You open an investing app, search for a company, and the first thing that catches your attention is the price. It feels natural to focus on it, because that is how we make decisions in everyday life. When something is cheaper, it feels like a better deal, and when something is more expensive, it feels like a bigger risk. The problem is that in the stock market, that instinct can easily lead you in the wrong direction.

The price of a stock only tells you how much one share costs, but it does not tell you what you are getting in return. When you invest, you are not buying a number, you are buying a piece of a business. That business generates revenue, has expenses, and produces earnings. The real question is not simply how much it costs, but how much you are paying for what that business actually makes.

This is where many people feel lost at the beginning. Not because the concept is difficult, but because it is rarely explained in a simple way. Most of the time, people are left trying to make sense of numbers without knowing what to look for, and that creates hesitation and doubt when making decisions.

One of the simplest ways to start understanding this is by using the P/E ratio. You do not need to think of it as a formula or something technical. It is simply a way of comparing the price of a company to how much it earns. If a company has a P/E of 30, it means you are paying thirty dollars for every dollar the company makes in profit. Instead of just seeing a price, you begin to see what that price represents.

At this point, the number by itself does not mean much. What gives it meaning is context. A higher P/E often reflects expectations of future growth, where people are willing to pay more today because they believe the company will earn more over time. A lower P/E can indicate slower growth, or in some cases, more uncertainty around the business. The market is constantly adjusting based on these expectations, and the P/E ratio is one way to see that reflected.
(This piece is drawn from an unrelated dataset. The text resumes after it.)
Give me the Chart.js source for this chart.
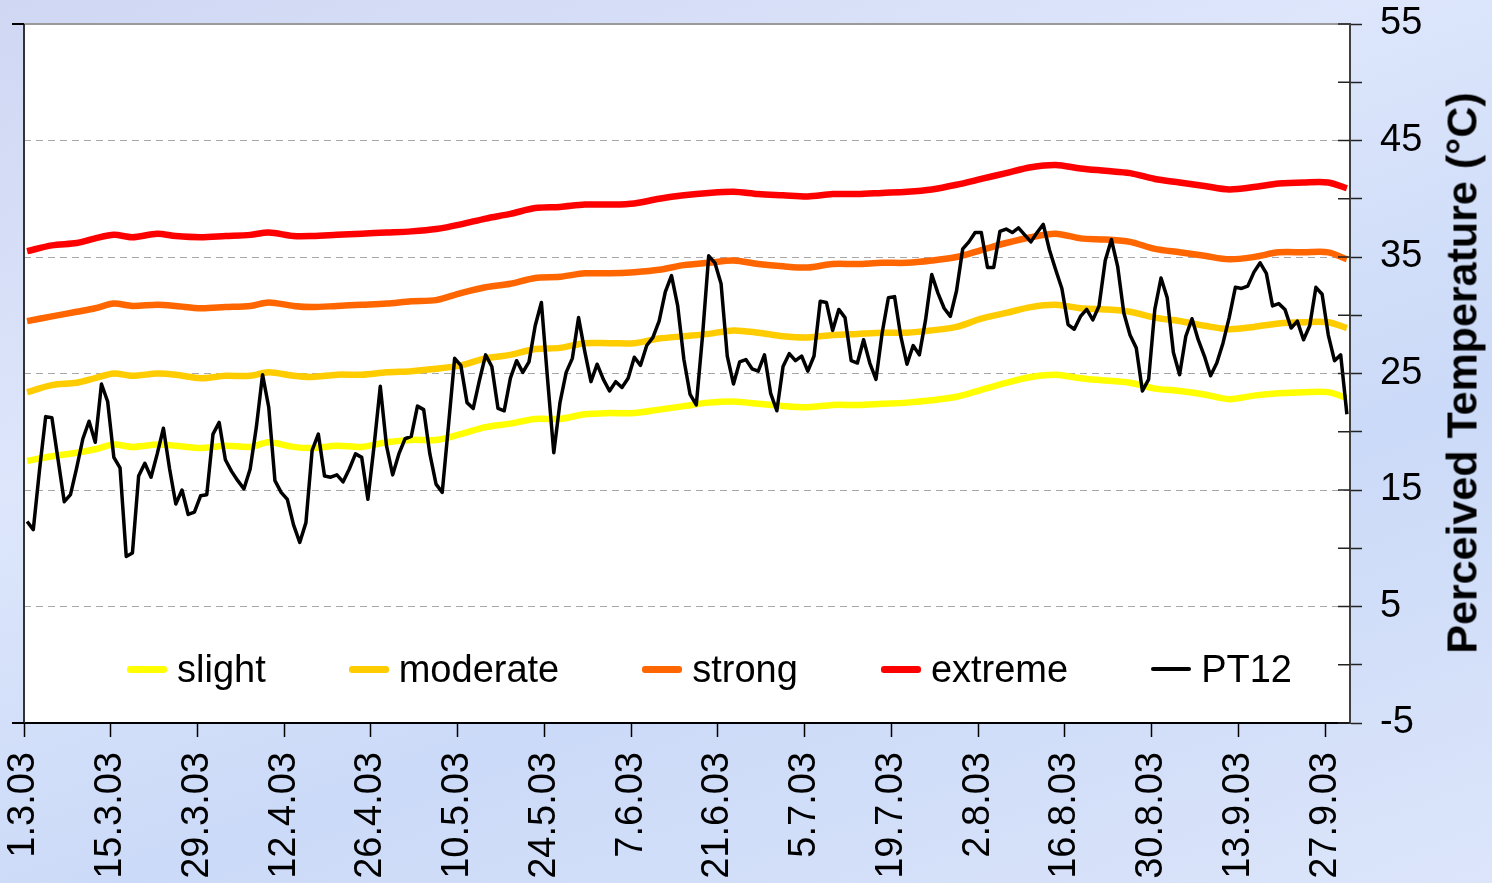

This is why it is important not to look at the number in isolation. The real value comes when you compare it. If you take two companies in the same industry and notice that one has a much higher P/E than the other, that difference is telling you something. It may reflect stronger growth potential, a more solid position in the market, or simply higher confidence from investors. It can also be a signal that expectations are too high, which is where your judgment starts to matter.

What you are doing here is not trying to find a perfect answer, but learning how to ask better questions. Instead of reacting to a price, you begin to think about what needs to happen for that price to make sense. You start to look beyond the surface and understand that every number is connected to a story about the business.
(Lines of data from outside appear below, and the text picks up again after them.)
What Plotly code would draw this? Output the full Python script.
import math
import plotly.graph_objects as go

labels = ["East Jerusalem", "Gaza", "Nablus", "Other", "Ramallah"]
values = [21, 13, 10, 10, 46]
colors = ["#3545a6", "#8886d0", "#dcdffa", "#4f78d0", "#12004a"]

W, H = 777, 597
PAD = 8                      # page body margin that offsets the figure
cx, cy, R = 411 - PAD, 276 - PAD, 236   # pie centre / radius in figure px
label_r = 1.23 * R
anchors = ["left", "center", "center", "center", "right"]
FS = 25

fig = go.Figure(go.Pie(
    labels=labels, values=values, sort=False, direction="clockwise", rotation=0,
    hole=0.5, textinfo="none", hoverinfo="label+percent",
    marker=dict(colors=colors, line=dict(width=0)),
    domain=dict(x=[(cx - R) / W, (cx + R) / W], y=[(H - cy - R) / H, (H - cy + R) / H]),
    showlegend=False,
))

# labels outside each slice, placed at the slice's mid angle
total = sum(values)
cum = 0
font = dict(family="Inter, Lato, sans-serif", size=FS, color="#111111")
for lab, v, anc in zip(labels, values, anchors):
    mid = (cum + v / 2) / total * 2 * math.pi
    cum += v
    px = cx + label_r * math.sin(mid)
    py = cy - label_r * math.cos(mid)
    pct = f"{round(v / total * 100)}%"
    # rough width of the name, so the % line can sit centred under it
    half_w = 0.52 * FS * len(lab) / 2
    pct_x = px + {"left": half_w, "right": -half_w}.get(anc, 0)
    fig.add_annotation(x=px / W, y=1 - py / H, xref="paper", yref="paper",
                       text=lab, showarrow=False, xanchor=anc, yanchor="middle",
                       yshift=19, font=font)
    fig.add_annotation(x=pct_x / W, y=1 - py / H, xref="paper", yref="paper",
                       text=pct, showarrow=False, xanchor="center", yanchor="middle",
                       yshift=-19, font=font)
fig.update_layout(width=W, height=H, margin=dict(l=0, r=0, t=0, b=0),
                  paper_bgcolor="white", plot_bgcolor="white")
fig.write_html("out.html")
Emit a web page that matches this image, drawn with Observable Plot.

If you are wondering where to find this information, you will usually see the P/E ratio inside your investing app or on financial websites when you search for a company. It is typically listed alongside basic information such as the stock price, earnings, and market value. You do not need advanced tools or complicated analysis to begin using it, which is what makes it such a useful starting point.

The mistake many people make is believing they need to understand everything before they begin. In reality, progress starts when you begin to look at things differently. The P/E ratio is not the only thing that matters, but it is one of the simplest ways to move from guessing to understanding.